Inasmuch as the Christian thought permeated all the spheres of people’s life, Denis Diderot criticized its sexual prudence and the consequential sexual deviations in “Supplement to the Voyage of Bougainville” arguing that the Christian sexual mores go against people’s natural inclinations and nature. Through the words of Tahitian Chief Orou Diderot writes, “I find these strange precepts contrary to nature, and contrary to reason … contrary to the general order of things”. Knowing to which indecencies the vow of chastity pushes clergy and how common people might find it difficult to stay faithful to only one person throughout all their life, Diderot sums up the Christian sexual mores as the ones which “reduce human beings to a worse condition than that of the animal”.
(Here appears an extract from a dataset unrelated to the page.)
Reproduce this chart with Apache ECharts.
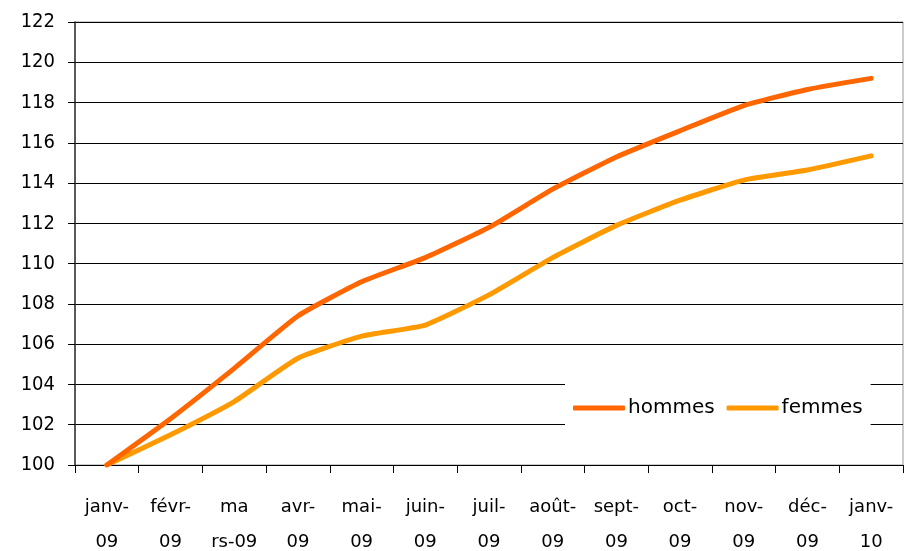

These kinds of thinking eventually resulted in the formation of a secular society in Europe. People found it possible to gather outside of churches and the development of sciences created new places for socialization and discussion of new ideas initiated by the Enlightenment such as educational institutions. The ideas advocated by Voltaire, Diderot, Locke, Paine, and Kant became the basis for the free and secular society. The Age of Enlightenment signal the new period when religion was not blindly followed and obeyed but where people believed they had right to choose what to believe and how to worship. Together with the growing literacy of common people the ideas of the Enlightenment became more wide-spread. In terms of happiness, the Age of Enlightenment allowed people to be happier, which does not mean that all people used this possibility but at least they could agree and come to understanding that sin is not inherent to their natures and their brain power could be spent for solving pragmatic, everyday tasks such as how to live their lives happy and fulfilled.